9. Practical Tips for Borrowers & Buyers
- Collect everything in writing: sales invoice, disclosure statement, amortization schedule, official receipts.
- When paying, indicate on the payment slip that the amount is “to be applied to principal first” if you wish to reduce interest burden.
- The minute you finish paying, chase the Release of Chattel Mortgage—do not wait for the bank to volunteer it.
- If you are buying a second-hand car, require the seller to hand over an LTO-issued CR showing “ENCUMBRANCE: NONE” and the latest OR.
- Perform an HPG alarm check and LTO MVIS clearance before paying.
- Keep a diary of calls, emails, and visits when requesting a statement or release; they become evidence of bad faith.

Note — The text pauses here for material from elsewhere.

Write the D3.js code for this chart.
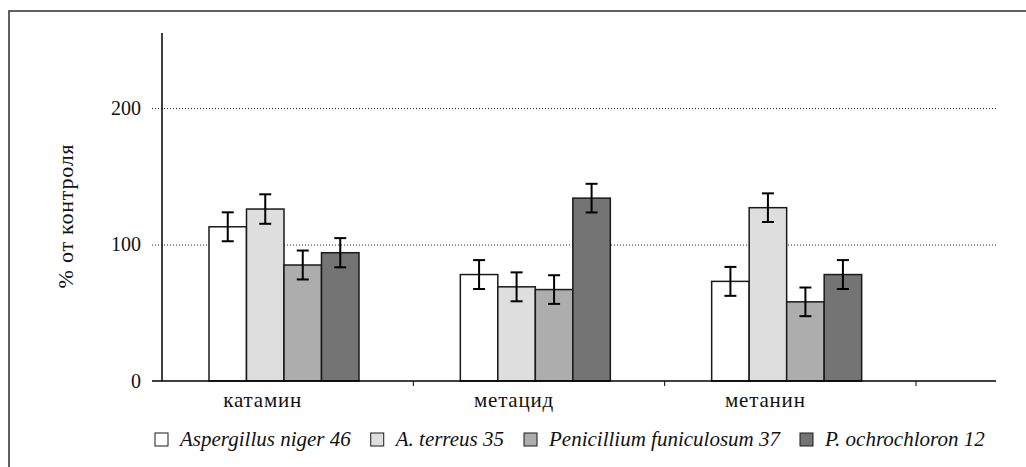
<!DOCTYPE html>
<html>
<head>
<meta charset="utf-8">
<script src="https://cdn.jsdelivr.net/npm/d3@7"></script>
<style>
  body { margin: 0; background: #fff; }
  svg { display: block; }
  svg text { font-family: "Liberation Serif", "DejaVu Serif", serif; fill: #111; }
</style>
</head>
<body>
<div id="chart"></div>
<script>
// categories and series
var categories = ["катамин", "метацид", "метанин"];
var seriesNames = ["Aspergillus niger 46", "A. terreus 35", "Penicillium funiculosum 37", "P. ochrochloron 12"];
var seriesColors = ["#ffffff", "#dedede", "#adadad", "#747474"];

// % of control, per category
var nigerVals = [113, 78, 73];
var terreusVals = [126, 69, 127];
var funiculosumVals = [85, 67, 58];
var ochrochloronVals = [94, 134, 78];

// error (+/-)
var nigerErr = [10.6, 10.6, 10.6];
var terreusErr = [10.8, 10.6, 10.5];
var funiculosumErr = [10.6, 10.5, 10.5];
var ochrochloronErr = [10.7, 10.5, 10.6];

var yTicks = [0, 100, 200];

var allVals = [nigerVals, terreusVals, funiculosumVals, ochrochloronVals];
var allErr = [nigerErr, terreusErr, funiculosumErr, ochrochloronErr];

const width = 1026;
const height = 467;
const plotLeft = 162, axisRight = 996, bandRight = 916;
const plotTop = 33, plotBottom = 381;

const svg = d3.select("#chart")
    .append("svg")
    .attr("width", width)
    .attr("height", height);

// frame (only top and left edges show)
svg.append("rect")
    .attr("x", 9).attr("y", 11)
    .attr("width", 1100).attr("height", 600)
    .attr("fill", "none")
    .attr("stroke", "#3a3a3a")
    .attr("stroke-width", 1.6);

const y = d3.scaleLinear()
    .domain([0, 255])
    .range([plotBottom, plotTop]);

const x = d3.scaleBand()
    .domain(categories)
    .range([plotLeft, bandRight]);

const xSub = d3.scaleBand()
    .domain(seriesNames)
    .range([47, 197]);

// dotted gridlines
svg.append("g")
    .attr("transform", `translate(${axisRight},0)`)
    .call(d3.axisLeft(y).tickValues(yTicks.filter(d => d > 0)).tickSize(axisRight - 152).tickFormat(""))
    .call(g => g.select(".domain").remove())
    .call(g => g.selectAll("line")
        .attr("stroke", "#222")
        .attr("stroke-width", 1)
        .attr("stroke-dasharray", "1,2"));

// y axis labels
svg.append("g")
    .attr("transform", `translate(${plotLeft},0)`)
    .call(d3.axisLeft(y).tickValues(yTicks).tickSize(0).tickPadding(21))
    .call(g => g.select(".domain").remove())
    .call(g => g.selectAll("text")
        .attr("font-family", null)
        .style("font-size", "20px"));

// bars
var groups = svg.selectAll(".cat")
    .data(categories)
    .enter().append("g")
    .attr("class", "cat")
    .attr("transform", d => `translate(${x(d)},0)`);

function rows(c, ci) {
    return seriesNames.map((s, si) => ({ s: s, si: si, v: allVals[si][ci], e: allErr[si][ci] }));
}

groups.selectAll("rect")
    .data(rows)
    .enter().append("rect")
    .attr("x", d => xSub(d.s))
    .attr("y", d => y(d.v))
    .attr("width", xSub.bandwidth())
    .attr("height", d => y(0) - y(d.v))
    .attr("fill", d => seriesColors[d.si])
    .attr("stroke", "#1a1a1a")
    .attr("stroke-width", 1.5);

// error bars
var err = groups.selectAll(".err")
    .data(rows)
    .enter().append("g")
    .attr("class", "err")
    .attr("stroke", "#000")
    .attr("stroke-width", 2);

err.append("line")
    .attr("x1", d => xSub(d.s) + xSub.bandwidth() / 2)
    .attr("x2", d => xSub(d.s) + xSub.bandwidth() / 2)
    .attr("y1", d => y(d.v + d.e))
    .attr("y2", d => y(d.v - d.e));
[1, -1].forEach(function (sgn) {
    err.append("line")
        .attr("x1", d => xSub(d.s) + xSub.bandwidth() / 2 - 6)
        .attr("x2", d => xSub(d.s) + xSub.bandwidth() / 2 + 6)
        .attr("y1", d => y(d.v + sgn * d.e))
        .attr("y2", d => y(d.v + sgn * d.e));
});

// axes lines
svg.append("line")
    .attr("x1", plotLeft).attr("x2", plotLeft)
    .attr("y1", plotTop).attr("y2", plotBottom)
    .attr("stroke", "#000").attr("stroke-width", 1.5);

svg.append("line")
    .attr("x1", 152).attr("x2", axisRight)
    .attr("y1", plotBottom).attr("y2", plotBottom)
    .attr("stroke", "#000").attr("stroke-width", 1.5);

// category boundary ticks
svg.selectAll(".xtick")
    .data(categories)
    .enter().append("line")
    .attr("class", "xtick")
    .attr("x1", d => x(d) + x.bandwidth())
    .attr("x2", d => x(d) + x.bandwidth())
    .attr("y1", plotBottom).attr("y2", plotBottom + 5)
    .attr("stroke", "#000").attr("stroke-width", 1);

// category labels
svg.selectAll(".xlabel")
    .data(categories)
    .enter().append("text")
    .attr("class", "xlabel")
    .attr("x", d => x(d) + x.bandwidth() / 2 - 25)
    .attr("y", 407)
    .attr("text-anchor", "middle")
    .style("font-size", "21px")
    .style("letter-spacing", "0.8px")
    .text(d => d);

// y title
svg.append("text")
    .attr("transform", "translate(73,216) rotate(-90)")
    .attr("text-anchor", "middle")
    .style("font-size", "22px")
    .style("letter-spacing", "0.8px")
    .text("% от контроля");

// legend
var legend = svg.append("g").attr("transform", "translate(155,446)");
var lx = 0;
seriesNames.forEach(function (s, i) {
    var item = legend.append("g").attr("transform", `translate(${lx},0)`);
    item.append("rect")
        .attr("x", 0).attr("y", -13)
        .attr("width", 13).attr("height", 13)
        .attr("fill", seriesColors[i])
        .attr("stroke", "#1a1a1a")
        .attr("stroke-width", 1);
    var t = item.append("text")
        .attr("x", 25).attr("y", 0)
        .style("font-style", "italic")
        .style("font-size", "21px")
        .text(s);
    lx += 25 + t.node().getComputedTextLength() + 20;
});
</script>
</body>
</html>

10. For Lenders and Dealers
- Use plain-language disclosure; RA 11765 empowers BSP/SEC examiners to impose fines up to ₱2 million per transaction for misleading statements.
- Adopt electronic SOA portals; BSP Memorandum M-2024-010 encourages digital access within 48 hours of request.
- File chattel mortgages promptly; an unregistered mortgage is ineffective against third parties (Civil Code Art. 2125).
- Implement a 15-day turnaround policy for RCM release after full payment to avoid administrative complaints.
11. Conclusion
Car-loan‐related disputes in the Philippines almost always revolve around information asymmetry (unclear statements) and paperwork bottlenecks (unreleased encumbrances and unfiled transfers). The legislative trend—from RA 3765 (1963) to RA 11765 (2022)—has been to force lenders to disclose more and to sanction delays. On the registration side, recent LTO automation (LTMS) has reduced processing time, but only when the underlying legal documents are complete and accurate.
Understanding the interplay of contract, mortgage, and registration rules—and asserting your rights early—will keep your dream car from turning into a legal nightmare.